As captain, Eric Staal’s role has become more relevant than ever. The veteran leaders that led the Stanley Cup charge have all departed, leaving Staal in charge of the franchise from here on out. Luckily, Staal proved last season that he could get back to his point-per-game progression, and was approaching the dynamic scoring talent he had a few seasons ago (when he had 45 goals).
Staal’s teammates Erik Cole and Sergei Samsonov were both there the last time the 'Canes went to the finals, albeit with Samsonov in a different uniform. Though both clearly have played their best hockey in a Carolina uniform, neither is doing themselves any favors on the injury front and could open up more spots for youngsters if they stay sidelined.
Young players like Jussi Jokinen (30 goals) and Brandon Sutter (21 goals) will be more relied upon to keep up the scoring this year, while emerging stars, like Zach Boychuk and Patrick O’Sullivan, need sustained success to prove they belong. Carolina’s roster is deep on potential, so sooner or later, somebody will step up to the plate.
Tuomo Ruutu is likely the one other player to watch in Carolina this year, if only because he’s much better than he played last season. Ruutu was on the cusp of a 30-35 goal campaign with 35-40 assists before injuries forced a major setback in his style. Playing in Carolina has jumpstarted his career once more, much like it did for Jokinen, Samsonov, and Cole.
Defensively, the Hurricanes are the third team left wondering what to do with Joni Pitkanen. Once a very protected asset in the Philadelphia Flyers organization, Pitkanen is a serviceable defender, who tied his career best in points last season. But with one year to go on an expiring contract, one has to wonder if he’s playing for a pay raise or something more this season.
As a preemptive strike, the Hurricanes re-signed Joe Corvo after his brief playoff run with the Capitals, and then added Anton Babchuk for a little more depth. Corvo still has a lot of usefulness on the power play for a Carolina team needing a defensive quarterback in such situations.
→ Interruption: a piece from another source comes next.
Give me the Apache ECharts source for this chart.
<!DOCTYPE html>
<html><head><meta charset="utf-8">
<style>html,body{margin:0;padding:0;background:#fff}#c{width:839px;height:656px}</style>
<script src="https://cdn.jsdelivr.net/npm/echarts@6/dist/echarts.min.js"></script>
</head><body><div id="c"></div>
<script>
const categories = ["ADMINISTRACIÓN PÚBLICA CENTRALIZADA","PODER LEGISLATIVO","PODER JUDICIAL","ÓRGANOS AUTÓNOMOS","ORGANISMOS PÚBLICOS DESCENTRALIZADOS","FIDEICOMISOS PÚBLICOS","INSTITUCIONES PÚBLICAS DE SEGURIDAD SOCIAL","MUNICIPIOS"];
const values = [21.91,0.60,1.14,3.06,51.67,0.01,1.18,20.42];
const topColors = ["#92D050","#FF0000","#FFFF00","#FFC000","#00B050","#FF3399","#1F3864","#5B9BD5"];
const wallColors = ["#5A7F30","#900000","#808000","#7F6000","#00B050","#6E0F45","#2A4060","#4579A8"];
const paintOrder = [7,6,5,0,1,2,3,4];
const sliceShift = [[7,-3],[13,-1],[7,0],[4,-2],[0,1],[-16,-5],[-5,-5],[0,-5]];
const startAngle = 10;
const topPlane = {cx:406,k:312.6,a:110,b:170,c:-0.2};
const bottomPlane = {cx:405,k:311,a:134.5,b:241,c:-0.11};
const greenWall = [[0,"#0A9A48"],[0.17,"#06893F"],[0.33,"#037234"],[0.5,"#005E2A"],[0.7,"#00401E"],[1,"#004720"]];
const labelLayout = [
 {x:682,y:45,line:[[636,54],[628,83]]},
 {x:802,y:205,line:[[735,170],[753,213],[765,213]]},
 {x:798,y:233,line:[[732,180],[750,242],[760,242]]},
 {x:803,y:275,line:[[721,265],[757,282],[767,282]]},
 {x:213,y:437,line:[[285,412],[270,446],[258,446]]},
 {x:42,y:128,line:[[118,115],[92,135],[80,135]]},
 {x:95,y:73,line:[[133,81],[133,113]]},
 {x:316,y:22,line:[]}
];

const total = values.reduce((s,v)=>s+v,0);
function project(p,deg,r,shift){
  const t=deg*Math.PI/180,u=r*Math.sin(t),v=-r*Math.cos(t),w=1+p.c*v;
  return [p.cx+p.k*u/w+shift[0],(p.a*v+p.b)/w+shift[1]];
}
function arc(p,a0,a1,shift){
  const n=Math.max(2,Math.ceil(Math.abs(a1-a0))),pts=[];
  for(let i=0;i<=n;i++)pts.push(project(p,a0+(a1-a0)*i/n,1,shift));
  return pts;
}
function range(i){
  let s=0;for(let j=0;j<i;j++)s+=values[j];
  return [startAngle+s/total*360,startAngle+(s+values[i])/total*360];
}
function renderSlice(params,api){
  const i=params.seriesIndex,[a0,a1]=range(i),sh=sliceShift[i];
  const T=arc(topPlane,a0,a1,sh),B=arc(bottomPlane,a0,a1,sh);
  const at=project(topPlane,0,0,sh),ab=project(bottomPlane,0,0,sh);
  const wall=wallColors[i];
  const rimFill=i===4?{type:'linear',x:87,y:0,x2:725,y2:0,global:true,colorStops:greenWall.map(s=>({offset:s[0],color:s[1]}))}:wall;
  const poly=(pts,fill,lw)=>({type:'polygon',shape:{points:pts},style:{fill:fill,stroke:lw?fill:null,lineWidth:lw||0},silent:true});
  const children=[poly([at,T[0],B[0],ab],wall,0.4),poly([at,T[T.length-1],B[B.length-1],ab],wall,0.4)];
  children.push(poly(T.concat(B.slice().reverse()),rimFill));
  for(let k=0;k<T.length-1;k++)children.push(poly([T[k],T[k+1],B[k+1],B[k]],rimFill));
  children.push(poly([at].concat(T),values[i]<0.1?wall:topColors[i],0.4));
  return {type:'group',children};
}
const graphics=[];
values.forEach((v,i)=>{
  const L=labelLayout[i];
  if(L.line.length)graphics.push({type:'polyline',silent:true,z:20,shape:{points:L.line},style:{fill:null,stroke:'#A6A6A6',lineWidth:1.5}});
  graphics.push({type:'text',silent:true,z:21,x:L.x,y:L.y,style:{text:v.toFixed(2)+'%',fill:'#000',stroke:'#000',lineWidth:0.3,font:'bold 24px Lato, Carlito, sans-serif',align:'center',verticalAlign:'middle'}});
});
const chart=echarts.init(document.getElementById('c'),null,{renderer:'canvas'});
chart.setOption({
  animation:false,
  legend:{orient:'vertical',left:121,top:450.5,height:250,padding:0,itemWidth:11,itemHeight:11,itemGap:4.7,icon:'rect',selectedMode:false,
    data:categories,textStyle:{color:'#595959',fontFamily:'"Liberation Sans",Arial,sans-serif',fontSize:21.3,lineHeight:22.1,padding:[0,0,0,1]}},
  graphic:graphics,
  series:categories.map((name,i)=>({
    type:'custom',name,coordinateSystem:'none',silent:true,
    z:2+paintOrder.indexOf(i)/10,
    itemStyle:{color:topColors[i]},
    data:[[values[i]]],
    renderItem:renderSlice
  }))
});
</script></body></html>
Babchuk, meanwhile, performed very well in the KHL last season and could, like so many others, be rejuvenated in a Hurricanes jersey.
Underrated defenseman Tim Gleason rounds out the top of Carolina’s defensive corps, hoping to play a full season and avoid any knee-to-knee run-ins with Alex Ovechkin. Gleason once put up monster numbers in the OHL, but has yet to replicate them in the NHL.
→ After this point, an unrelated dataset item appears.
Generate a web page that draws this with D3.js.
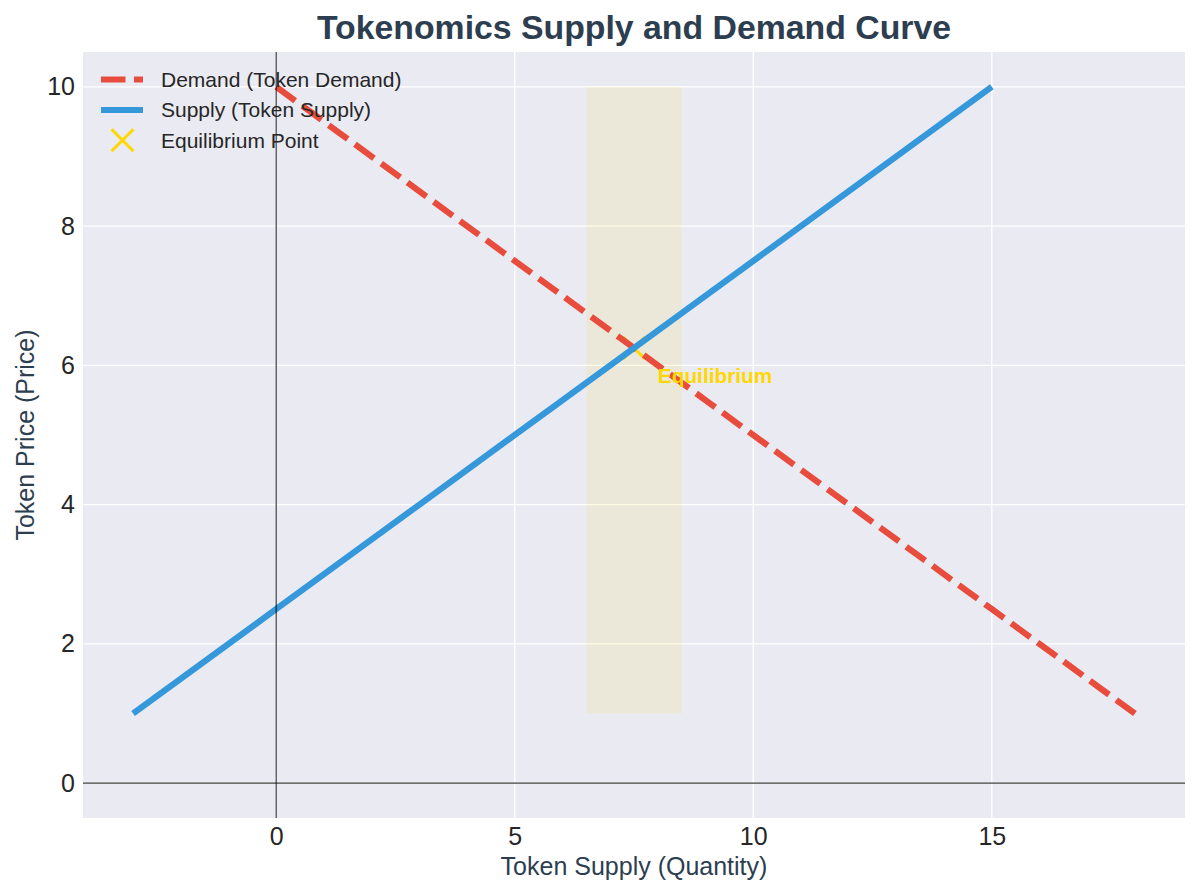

Fantasy forecasts for last season had Cam Ward as a potential steal to any general manager willing to take him. His numbers had greatly improved each season in the NHL, indicating the sky was the limit. But a crucial blow to Carolina’s chances occurred when Ward was taken out for nearly half the season thanks to unfortunate injuries. He didn’t returned to form until very late last year, at which time the Hurricanes were cooked.
Excluding this past season’s blunders, Ward is the kind of goalie who can start 70 times a season and produce 40 wins. Two seasons ago, he was Mr. Consistency by winning 39 games with a 2.44 goals against average and .916 save percentage. Those kind of exemplary numbers land you in the playoffs year after year.
His backup, Justin Pogge, is a former Anaheim prospect that hasn’t shown he’s ready to be anything more than a backup to this point. Pogge may not have much experience, but assuming the worst would happen, he’ll build it fast.
Once a highly-touted New York Rangers prospect, defenseman Bobby Sanguinetti was little more of an afterthought when the Rangers dealt the former first-rounder to Carolina this offseason. Sanguinetti has already be deemed one of the fastest skaters in the league, and he’s got an offensive potential that hasn’t been fully explored.
The Hurricanes rebounded nicely from a horrendous start last season, but were too little, too late. With a full season of health, Carolina’s a shoe-in for the playoffs. But even one injury to a major player could cost the team everything. Second in the Southeast, Ninth in the Eastern Conference.